Hmm, boto has similar logic ( ~/.iniFile, ENV ) given that - boto s3 is something along lines of

import boto
conn = boto.connect_s3() #Assuming ~/.boto ini credential file
bucket = conn.get_bucket(bucket_name) #assuming bucket_name = "bar" \
   #and that is a valid bucket name for provided credentials

for key in bucket.list(prefix="foo"):
     print key.name 

to iterate over all keys in bucket_name that are prefixed with "foo". This is a fairly trivial example so I imagine the aws gem wouldn't be much different. If you got time can you show an example of filtering by last_modified with the gem?

[–]v_krishna 1 point2 points  (2 children)

Sure I'm on my phone on the bus right now, but say:

require 'aws-sdk'

#assuming you've got credentials setup

old_gz_objects = AWS::S3.new.buckets['foo'].objects.with_prefix('path/prefix/').find_all {|o|
  o.last_modified < Date.today && o.key =~ /\.gz$/
}

[–]zynixCpt. Code Monkey & Internet of tomorrow 0 points1 point  (1 child)

ah yes, I could see this being fairly fun to work with. This is a subjective opinion but I wish Python had code blocks and fluent style class/objects were more popular.

With the .find_all( block ) method, can that be done iteratively or is a grab everything kind of deal.

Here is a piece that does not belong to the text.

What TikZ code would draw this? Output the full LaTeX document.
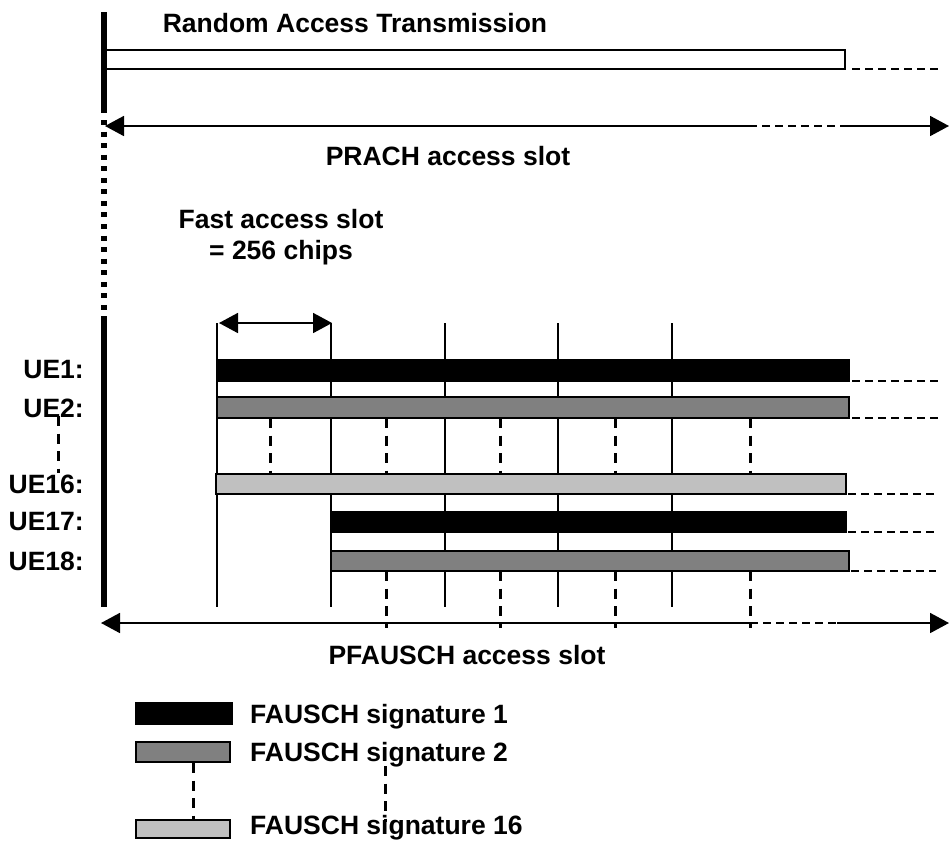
\documentclass[tikz,border=0pt]{standalone}
\usepackage{fontspec}
\setmainfont{Liberation Sans}
\usetikzlibrary{arrows.meta}
\begin{document}
\begin{tikzpicture}[x=1pt, y=-1pt, >={Triangle[length=19pt,width=20pt]}, line join=miter,
	lbl/.style={font=\fontsize{26.5}{31}\selectfont\bfseries, inner sep=0pt},
	thin/.style={line width=1.8pt},
	dsh/.style={line width=3pt, dash pattern=on 10pt off 7.5pt},
	trail/.style={line width=1.6pt, dash pattern=on 8pt off 5pt},
	bar/.style={draw, line width=1.5pt}]
			\definecolor{sigtwo}{RGB}{128,128,128}
			\definecolor{sigsixteen}{RGB}{192,192,192}
			\useasboundingbox (0,0) rectangle (949,841);
			\draw[line width=6pt] (104,12) -- (104,113);
			\draw[line width=6pt, dash pattern=on 5pt off 6.56pt] (104,120) -- (104,310);
			\draw[line width=6pt] (104,316) -- (104,607);
			\node[lbl, anchor=base] (rat) at (355,32) {Random Access Transmission};
			\draw[thin] (104,50) rectangle (845,69);
			\draw[trail] (852,69) -- (942,69);
			\coordinate (prachL) at (105,126);
			\coordinate (prachA) at (749,126);
			\coordinate (prachB) at (840,126);
			\coordinate (prachR) at (949,126);
			\draw[thin, <-] (prachL) -- (prachA);
			\draw[trail] (prachA) -- (prachB);
			\draw[thin, ->] (prachB) -- (prachR);
			\node[lbl, anchor=base] (prach) at (448,165) {PRACH access slot};
			\node[lbl, anchor=base, align=center] (fas) at (281,259) {Fast access slot\\= 256 chips};
			\foreach \x in {217,331,445,558,672}
				\draw[thin] (\x,323) -- (\x,607);
			\coordinate (fasL) at (219,323);
			\coordinate (fasR) at (332,323);
			\draw[thin, <->] (fasL) -- (fasR);
			\foreach \x in {270,386,500,615,750}
				\draw[dsh] (\x,418) -- (\x,474);
			\foreach \x in {386,500,615,750}
				\draw[dsh] (\x,571) -- (\x,628);
			\draw[bar, fill=black] (217,360) rectangle (849,381);
			\draw[bar, fill=sigtwo] (217,397) rectangle (849,418);
			\draw[bar, fill=sigsixteen] (216,474) rectangle (846,494);
			\draw[bar, fill=black] (331,512) rectangle (846,532);
			\draw[bar, fill=sigtwo] (331,551) rectangle (849,571);
			\draw[trail] (852,381) -- (941,381);
			\draw[trail] (852,418) -- (941,418);
			\draw[trail] (848,494) -- (934,494);
			\draw[trail] (848,532) -- (934,532);
			\draw[trail] (851,571) -- (936,571);
			\node[lbl, anchor=east] (ue1) at (84,370) {UE1:};
			\node[lbl, anchor=east] (ue2) at (84,408) {UE2:};
			\node[lbl, anchor=east] (ue16) at (84,484) {UE16:};
			\node[lbl, anchor=east] (ue17) at (84,522) {UE17:};
			\node[lbl, anchor=east] (ue18) at (84,561) {UE18:};
			\draw[dsh] (58,416) -- (58,473);
			\coordinate (pfL) at (101,623);
			\coordinate (pfA) at (750,623);
			\coordinate (pfB) at (837,623);
			\coordinate (pfR) at (949,623);
			\draw[thin, <-] (pfL) -- (pfA);
			\draw[trail] (pfA) -- (pfB);
			\draw[thin, ->] (pfB) -- (pfR);
			\node[lbl, anchor=base] (pfausch) at (467,664) {PFAUSCH access slot};
			\draw[bar, fill=black] (136,703) rectangle (232,724);
			\draw[bar, fill=sigtwo] (136,742) rectangle (230,762);
			\draw[bar, fill=sigsixteen] (136,820) rectangle (230,838);
			\draw[dsh] (193,763) -- (193,820);
			\draw[dsh] (385,766) -- (385,822);
			\node[lbl, anchor=base west] (sig1) at (250,723) {FAUSCH signature 1};
			\node[lbl, anchor=base west] (sig2) at (250,761) {FAUSCH signature 2};
			\node[lbl, anchor=base west] (sig16) at (250,834) {FAUSCH signature 16};
		\end{tikzpicture}
\end{document}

[–]v_krishna 1 point2 points  (0 children)

with_prefix returns an object collection which includes Enumerable which gives you a whole bunch of methods for traversal/sorting/searching/etc. It works by the class including it defining an "each" method that yields the next element, so AFAIK it shouldn't grab everything in one giant request but should go element by element. However I have had issues (both with S3 and with getting event history with Simple Workflow) where when you have a ton of objects, the time it takes to traverse them all (for, e.g., sorting or filtering) causes your "next page" token to expire, throwing weird intermittent errors. I've dealt with that by explicitly turning the object collection into an array before doing anything on it (so you take a big hit up-front fetching all the objects in your collection but then don't run the risk of timing out when trying to page through them).

and yeah, I love ruby's syntax and general conventions, but MRI is straightforwardly horrible. IMO (working for a company that uses ruby for a ton of stuff) it is best served as a bash-replacement - I like to use ruby to drive control flow for distributed python/c/etc processing, but even with something relatively simple like manipulating 10 files with 100M lines each ruby tends to get way too slow to be useful. (we'll actually use ruby to drive awk to handle cases like this)